Colombia has oil, but not nearly as much as Venezuela, which has replaced Cuba as US public enemy #1 in the region. It's pretty obvious what is really going on, right?

Earlier this year, Foreign Policy in Focus wrote this report on developments in the region:
Two of the bases are clustered near each other on the Caribbean coast, not far from existing U.S. military sites in Aruba and Curaçao – and closer to Venezuela than to the Pacific Ocean. Why are U.S. negotiators apparently forgoing Pacific air sites, if the drug war remains part of the U.S. military mission? What missions "beyond Colombia's borders" are U.S. planners contemplating?

Still wondering what US interests in the region might be?


Even if you take these developments at face value, and actually believe that the US is merely interested in counter-insurgency training in its own hemisphere, please note that counter-insurgency/counter-narcotics/counter-terror operations all result in the same thing:
The history of U.S. anti-drug aid in Latin America…has primarily been one where "anti-drug" training, advisers and equipment get used to kill civilians opposing military dictatorships instead.
-From The Wilderness



For a little background on the Clinton-era "Plan Colombia/Andean Initiative" check out more of Ruppert's writing on the subject from several years ago.
With bases in place for 10 years and more, and the secrecy that accompanies such installations, the proposed agreement would constitute an end-run around the struggles to make U.S. policy in Colombia and the region less militarized.

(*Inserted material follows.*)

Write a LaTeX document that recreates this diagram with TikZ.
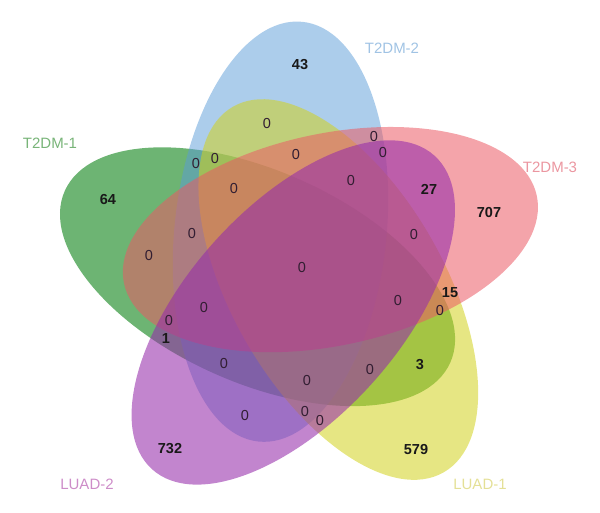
\documentclass[tikz,border=0pt]{standalone}
\usepackage{fontspec}
\setmainfont{Liberation Sans}
\definecolor{greenC}{RGB}{30,140,40}
\definecolor{blueC}{RGB}{90,155,215}
\definecolor{yellowC}{RGB}{210,210,30}
\definecolor{pinkC}{RGB}{235,90,100}
\definecolor{magentaC}{RGB}{150,45,170}
\definecolor{zeroC}{RGB}{50,30,50}
\definecolor{lgreen}{RGB}{120,180,120}
\definecolor{lblue}{RGB}{160,195,228}
\definecolor{lpink}{RGB}{235,150,160}
\definecolor{lmag}{RGB}{205,140,200}
\definecolor{lyel}{RGB}{228,224,150}
\tikzset{
  setshape/.style 2 args={shift={(300pt,242pt)}, shift={(#1:43pt)}, rotate=#2},
  zero/.style={font=\fontsize{14.5}{16}\selectfont, text=zeroC, inner sep=0pt},
  num/.style={font=\fontsize{14.5}{16}\selectfont\bfseries, text=black!90, inner sep=0pt},
  setlabel/.style={font=\fontsize{15}{17}\selectfont, inner sep=0pt}
}
\begin{document}
\begin{tikzpicture}[x=1pt,y=1pt]
\useasboundingbox (0,0) rectangle (600,512);
% ellipses
\fill[greenC, fill opacity=0.65, setshape={189}{156}] (0,0) ellipse [x radius=211pt, y radius=106pt];
\fill[blueC, fill opacity=0.5, setshape={117}{84}] (0,0) ellipse [x radius=211pt, y radius=106pt];
\fill[yellowC, fill opacity=0.55, setshape={333}{300}] (0,0) ellipse [x radius=211pt, y radius=106pt];
\fill[pinkC, fill opacity=0.55, setshape={45}{12}] (0,0) ellipse [x radius=211pt, y radius=106pt];
\fill[magentaC, fill opacity=0.58, setshape={261}{228}] (0,0) ellipse [x radius=211pt, y radius=106pt];
% set labels
\node[setlabel, text=lgreen] (l1) at (50,369) {T2DM-1};
\node[setlabel, text=lblue] (l2) at (392,464) {T2DM-2};
\node[setlabel, text=lpink] (l3) at (550,345) {T2DM-3};
\node[setlabel, text=lmag] (l4) at (87,28) {LUAD-2};
\node[setlabel, text=lyel] (l5) at (480,28) {LUAD-1};
% counts
\node[num] (n1) at (300,447) {43};
\node[zero] (n2) at (267,388) {0};
\node[zero] (n3) at (196,348) {0};
\node[zero] (n4) at (215,353) {0};
\node[zero] (n5) at (296,357) {0};
\node[zero] (n6) at (234,323) {0};
\node[num] (n7) at (108,312) {64};
\node[zero] (n8) at (192,278) {0};
\node[zero] (n9) at (149,256) {0};
\node[zero] (n10) at (374,375) {0};
\node[zero] (n11) at (383,359) {0};
\node[zero] (n12) at (351,331) {0};
\node[num] (n13) at (429,323) {27};
\node[num] (n14) at (489,299) {707};
\node[zero] (n15) at (414,277) {0};
\node[zero] (n16) at (302,244) {0};
\node[zero] (n17) at (398,211) {0};
\node[num] (n18) at (450,219) {15};
\node[zero] (n19) at (440,201) {0};
\node[num] (n20) at (420,147) {3};
\node[zero] (n21) at (370,142) {0};
\node[zero] (n22) at (307,131) {0};
\node[zero] (n23) at (305,100) {0};
\node[zero] (n24) at (320,91) {0};
\node[num] (n25) at (416,62) {579};
\node[zero] (n26) at (204,204) {0};
\node[zero] (n27) at (169,191) {0};
\node[num] (n28) at (166,173) {1};
\node[zero] (n29) at (224,148) {0};
\node[zero] (n30) at (245,96) {0};
\node[num] (n31) at (170,63) {732};
\end{tikzpicture}
\end{document}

Colombia has been the hemisphere's largest recipient of U.S. military aid since 2000, under Plan Colombia — more than $5 billion to date. Purportedly designed to halve the cocaine trade and subsequently refashioned to include fighting terrorism, the results of counter-drug programs have been a complete waste. There's been no overall decline in land planted with coca, nor in the amount of cocaine available in the United States. "Street prices" have held steady or dipped lower than when Plan Colombia began during the Clinton administration.


Actually, business has been booming.
After 10 years of eradication efforts, Colombia now has more than 575,750 acres of coca-plant cultivation -- a 25 percent increase! The United Nations reports that cultivation increased by 27 percent over the last year, and Colombia still produces 90 percent of the world's cocaine.
-Joel Brinkley, Cleveland Plain Dealer Op-ed, March 2009



Oh yeah, and here is another reason why US military occupation is bad:
Another sticky point is judicial immunity for U.S. soldiers and contractors, sought by Washington. In October 2007, two U.S. soldiers reportedly raped a 12-year-old Colombian girl at a U.S. facility inside a Colombian base, and were whisked away from Colombia rather than face trial there. But Foreign Minister Jaime Bermudez says U.S. soldiers will continue to enjoy such immunity under the accord.